Just when companies thought they’ve successfully transitioned to a mobile work force, Internet of Things (IoT) devices have followed hot on the heels, tempting would be takers with unprecedented productivity and margins should they dare traverse the proverbial minefield.
As IoT stands now, there is no clear swim lane, no tested and proven path of least resistance, no clear best practice for every implementation. Too many solutions, too little standards. Most of us know the destination – a network utopia of connected devices working harmoniously. Scalable, visible, secure. Is 2018 the year we lay the concrete over the IoT foundations?
Applications Aplenty, Consolidations Coming
It’ll be hard to find an industry not headed towards an IoT future:
- Finance: Forget the cash. Contactless payments, biometrics, wearables
- Transportation: Look, no hands! Driverless vehicles for you and I
- Healthcare: Your family doctor without a pulse
Price, complexity, compatibility, scalability – there’s clearly plenty to consider for traditional businesses wanting to adopt IoT. It’s currently a jungle out there, and we’re going to start seeing consolidation as victors emerge. The bigger fishes are primed and hungry for the technology and data acquisitions will bring.

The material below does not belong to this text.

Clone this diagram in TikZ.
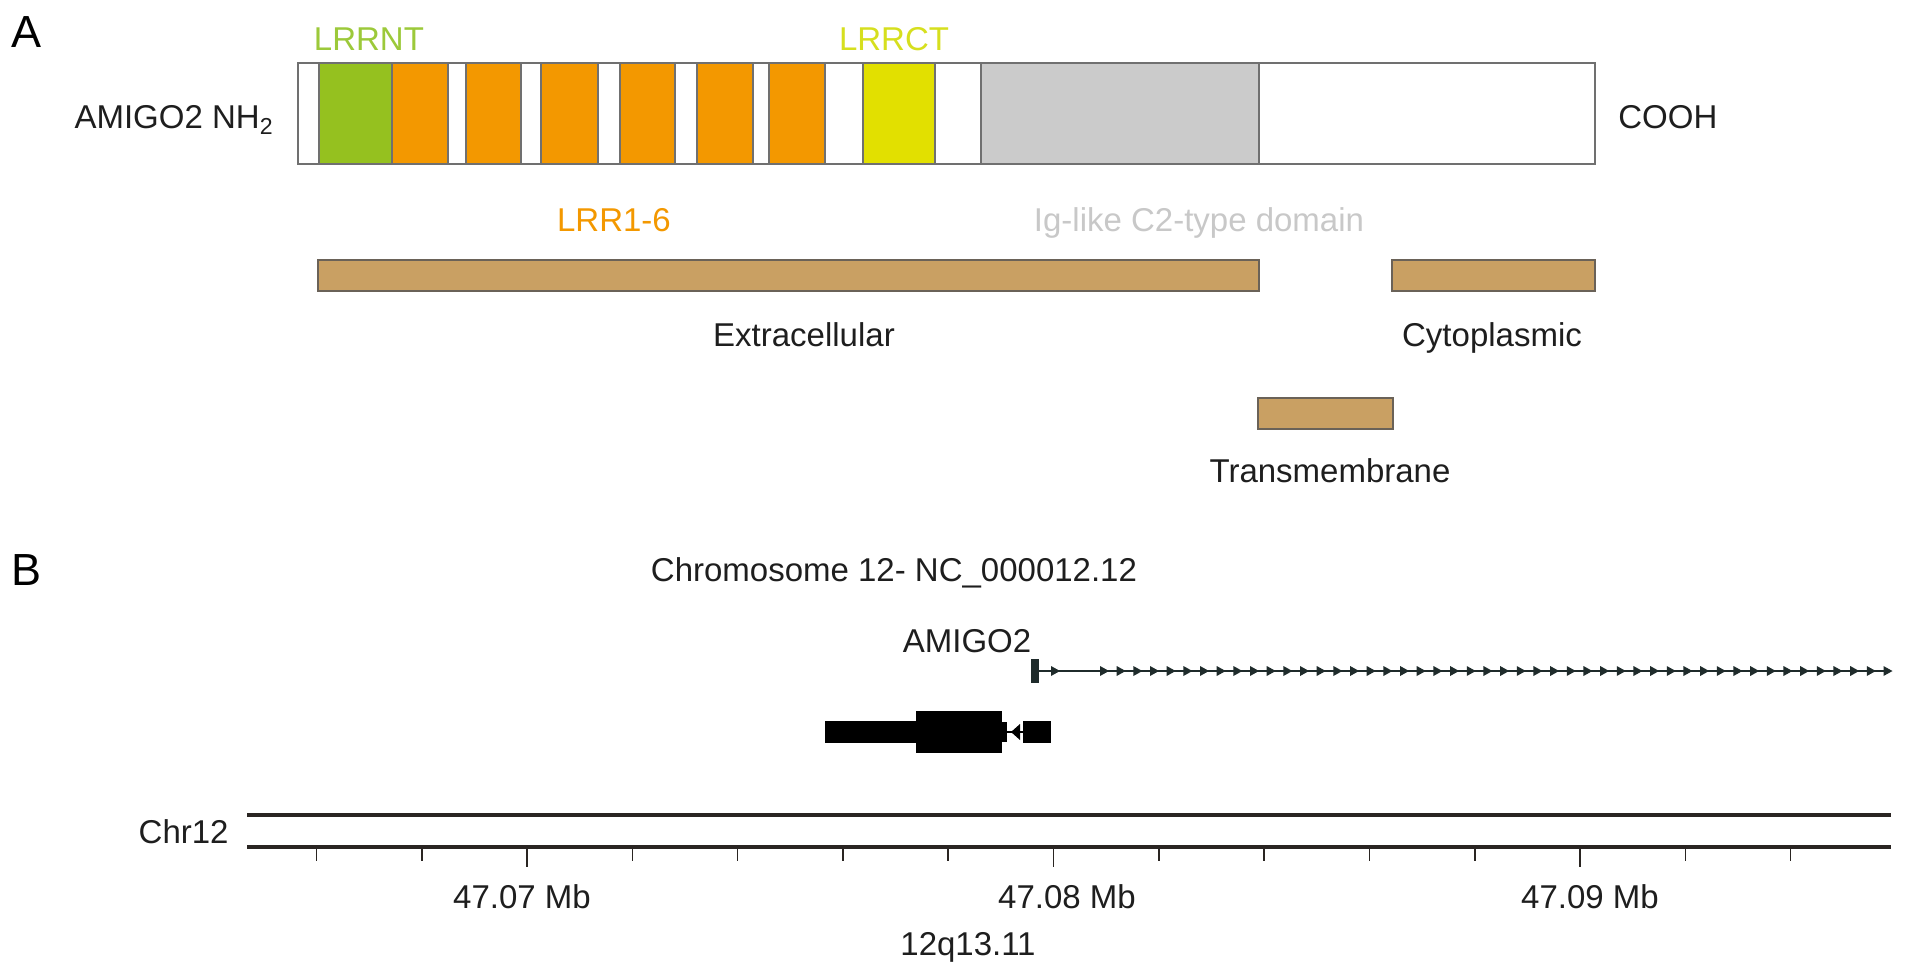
\documentclass[tikz,border=0pt]{standalone}
\usepackage{fontspec}
\setmainfont{Liberation Sans}
\definecolor{lrrgreen}{HTML}{95C11F}
\definecolor{lrrorange}{HTML}{F39800}
\definecolor{lrryellow}{HTML}{E2E000}
\definecolor{iggray}{HTML}{CBCBCB}
\definecolor{tanfill}{HTML}{C9A063}
\definecolor{tanline}{HTML}{6A6258}
\definecolor{segline}{HTML}{707070}
\definecolor{ntgreen}{HTML}{9CC93A}
\definecolor{ctyellow}{HTML}{D6DF1E}
\definecolor{igtext}{HTML}{C8C8C8}
\definecolor{txt}{HTML}{1E1E1E}
\definecolor{chrline}{HTML}{2A2522}
\definecolor{geneline}{HTML}{1F2B2B}
\begin{document}
\begin{tikzpicture}[x=0.5pt,y=-0.5pt,
  lbl/.style={font=\fontsize{16.5}{19}\selectfont, text=txt, inner sep=0pt, anchor=base},
  panel/.style={font=\fontsize{22.5}{26}\selectfont, text=black, inner sep=0pt, anchor=base west},
  seg/.style={draw=segline, line width=0.7pt},
  tanbar/.style={fill=tanfill, draw=tanline, line width=1pt},
  chr/.style={draw=chrline, line width=1.6pt},
  tick/.style={draw=chrline, line width=0.8pt},
  gl/.style={draw=geneline, line width=1.2pt}]
\useasboundingbox (0,0) rectangle (1913,979);

% ---------------- Panel A ----------------
\node[panel] (pa) at (11,48) {A};
\node[lbl, text=ntgreen] (lrrnt) at (369,51) {LRRNT};
\node[lbl, text=ctyellow] (lrrct) at (894,51) {LRRCT};
\node[lbl, anchor=base east] (nterm) at (274,129) {AMIGO2 NH\textsubscript{2}};
\node[lbl, anchor=base west] (cterm) at (1618,129) {COOH};

\draw[seg, fill=white] (298,63) rectangle (1595,164);
\draw[seg, fill=lrrgreen] (319,63) rectangle (392,164);
\foreach \a/\b in {392/448,466/521,541/598,620/675,697/753,769/825}
  \draw[seg, fill=lrrorange] (\a,63) rectangle (\b,164);
\draw[seg, fill=lrryellow] (863,63) rectangle (935,164);
\draw[seg, fill=iggray] (981,63) rectangle (1259,164);
\draw[seg] (298,63) rectangle (1595,164);

\node[lbl, text=lrrorange] (lrr) at (614,232) {LRR1-6};
\node[lbl, text=igtext] (ig) at (1199,232) {Ig-like C2-type domain};

\draw[tanbar] (318,260) rectangle (1259,291);
\draw[tanbar] (1392,260) rectangle (1595,291);
\draw[tanbar] (1258,398) rectangle (1393,429);

\node[lbl] (extra) at (804,346) {Extracellular};
\node[lbl] (cyto) at (1492,346) {Cytoplasmic};
\node[lbl] (tm) at (1330,482) {Transmembrane};

% ---------------- Panel B ----------------
\node[panel] (pb) at (11,585) {B};
\node[lbl] (chrom) at (894,581) {Chromosome 12- NC\_000012.12};
\node[lbl] (gene) at (967,652) {AMIGO2};

% gene track
\draw[gl] (1035,671) -- (1889,671);
\fill[geneline] (1031,659) rectangle (1039,683);
\fill[geneline] (1051,666) -- (1060,671) -- (1051,676) -- cycle;
\foreach \i [evaluate=\i as \x using 1107+16.67*\i] in {0,...,47}
  \fill[geneline] ({\x-7},666) -- ({\x+2},671) -- ({\x-7},676) -- cycle;

% transcript
\fill[black] (825,721) rectangle (917,743);
\fill[black] (916,711) rectangle (1002,753);
\fill[black] (1002,722) rectangle (1007,742);
\draw[black, line width=1pt] (1007,732) -- (1023,732);
\fill[black] (1011,732) -- (1020,724) -- (1020,740) -- cycle;
\fill[black] (1023,721) rectangle (1051,743);

% chromosome axis
\node[lbl, anchor=base east] (chr12) at (229,843) {Chr12};
\draw[chr] (247,815) -- (1891,815);
\draw[chr] (247,847) -- (1891,847);
\foreach \k in {-2,...,12}{
  \pgfmathsetmacro{\tx}{527+105.3*\k}
  \pgfmathtruncatemacro{\m}{mod(\k+10,5)}
  \ifnum\m=0
    \draw[tick] (\tx,847) -- (\tx,867);
  \else
    \draw[tick] (\tx,847) -- (\tx,861);
  \fi
}
\node[lbl] (mb07) at (522,908) {47.07 Mb};
\node[lbl] (mb08) at (1067,908) {47.08 Mb};
\node[lbl] (mb09) at (1590,908) {47.09 Mb};
\node[lbl] (band) at (968,955) {12q13.11};
\end{tikzpicture}
\end{document}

History Doesn’t Have to Repeat Itself
As we race towards building infrastructure and apps (as we did with LAN years ago), as we invest heavily into transforming into Smart Nations, we absolutely need to keep security top of mind. Just think about the number of high-profile hacks, breaches, and threats we’ve read about this year. The vast majority of them could have been prevented.
The stakes are higher than before. In 2018, data is going to be collected like never before. And increasingly personal data at that. Bank accounts, medical conditions, criminal histories, you name it. Security needs to be baked-in to every design concept and not a bolt-on at a later stage.

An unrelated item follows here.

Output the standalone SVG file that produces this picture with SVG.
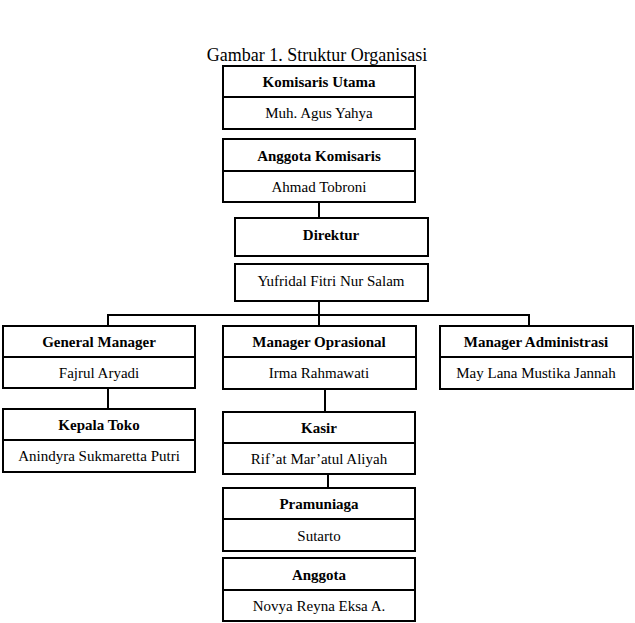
<svg xmlns="http://www.w3.org/2000/svg" width="635" height="623" viewBox="0 0 635 623">
<style>
.box{fill:#fff;stroke:#000;stroke-width:2}
.div{stroke:#000;stroke-width:2}
.h{font-family:"Liberation Serif","Times New Roman",serif;font-weight:bold;font-size:15px;text-anchor:middle;fill:#000}
.n{font-family:"Liberation Serif","Times New Roman",serif;font-size:15px;text-anchor:middle;fill:#000}
.t{font-family:"Liberation Serif","Times New Roman",serif;font-size:18px;text-anchor:middle;fill:#000}
.c{fill:none;stroke:#000;stroke-width:2}
</style>
<rect width="635" height="623" fill="#fff"/>
<text class="t" x="317" y="61">Gambar 1. Struktur Organisasi</text>
<g id="connectors">
<path class="c" d="M319 202V218"/>
<path class="c" d="M319 301V315M108 326V315H529V326M319 315V326"/>
<path class="c" d="M108 388V409"/>
<path class="c" d="M325 389V412"/>
<path class="c" d="M328 474V488"/>
</g>
<g id="komisaris-utama">
<rect class="box" x="223" y="66" width="192" height="63"/>
<line class="div" x1="223" y1="97" x2="415" y2="97"/>
<text class="h" x="319" y="87">Komisaris Utama</text>
<text class="n" x="319" y="118">Muh. Agus Yahya</text>
</g>
<g id="anggota-komisaris">
<rect class="box" x="223" y="139" width="192" height="63"/>
<line class="div" x1="223" y1="171" x2="415" y2="171"/>
<text class="h" x="319" y="161">Anggota Komisaris</text>
<text class="n" x="319" y="192">Ahmad Tobroni</text>
</g>
<g id="direktur">
<rect class="box" x="235" y="218" width="193" height="38"/>
<text class="h" x="331" y="240">Direktur</text>
</g>
<g id="direktur-nama">
<rect class="box" x="235" y="264" width="193" height="37"/>
<text class="n" x="331" y="286">Yufridal Fitri Nur Salam</text>
</g>
<g id="general-manager">
<rect class="box" x="3" y="326" width="192" height="62"/>
<line class="div" x1="3" y1="357" x2="195" y2="357"/>
<text class="h" x="99" y="347">General Manager</text>
<text class="n" x="99" y="378">Fajrul Aryadi</text>
</g>
<g id="manager-oprasional">
<rect class="box" x="223" y="326" width="193" height="63"/>
<line class="div" x1="223" y1="357" x2="416" y2="357"/>
<text class="h" x="319" y="347">Manager Oprasional</text>
<text class="n" x="319" y="378">Irma Rahmawati</text>
</g>
<g id="manager-administrasi">
<rect class="box" x="440" y="326" width="193" height="63"/>
<line class="div" x1="440" y1="357" x2="633" y2="357"/>
<text class="h" x="536" y="347">Manager Administrasi</text>
<text class="n" x="536" y="378">May Lana Mustika Jannah</text>
</g>
<g id="kepala-toko">
<rect class="box" x="3" y="409" width="192" height="63"/>
<line class="div" x1="3" y1="440" x2="195" y2="440"/>
<text class="h" x="99" y="430">Kepala Toko</text>
<text class="n" x="99" y="461">Anindyra Sukmaretta Putri</text>
</g>
<g id="kasir">
<rect class="box" x="223" y="412" width="192" height="62"/>
<line class="div" x1="223" y1="443" x2="415" y2="443"/>
<text class="h" x="319" y="433">Kasir</text>
<text class="n" x="319" y="464">Rif’at Mar’atul Aliyah</text>
</g>
<g id="pramuniaga">
<rect class="box" x="223" y="488" width="192" height="63"/>
<line class="div" x1="223" y1="519" x2="415" y2="519"/>
<text class="h" x="319" y="509">Pramuniaga</text>
<text class="n" x="319" y="541">Sutarto</text>
</g>
<g id="anggota">
<rect class="box" x="223" y="558" width="192" height="63"/>
<line class="div" x1="223" y1="590" x2="415" y2="590"/>
<text class="h" x="319" y="580">Anggota</text>
<text class="n" x="319" y="611">Novya Reyna Eksa A.</text>
</g>
</svg>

Goodbye Corporate Device, Hello Dynamic Policies
The company issued device is dead. Users want to use their own device to get their work done. And it shouldn’t matter whether they’re at home or in the office, users need that consistent user experience. But, with the multitude of corporate apps for dozens of different uses, admins have had to play a game of policy juggling. An exception here, an allowance there, each turn into a hole you punch in your firewall and perimeter defenses.
Dynamic policies are the happy silver bullet here. Make decisions based on the user, their profile and therefore their policy. It shouldn’t matter where or how they’re connecting.
The truth is there is no hard deadline here like the millennium bug, so the journeys we all take are bound to be different. The dynamic data centre of cloud and IoT is an exciting destination, and we’ll figure out the most optimal way there eventually. But till then, if we keep secure access in mind, our colleagues, users, stakeholders will thank us.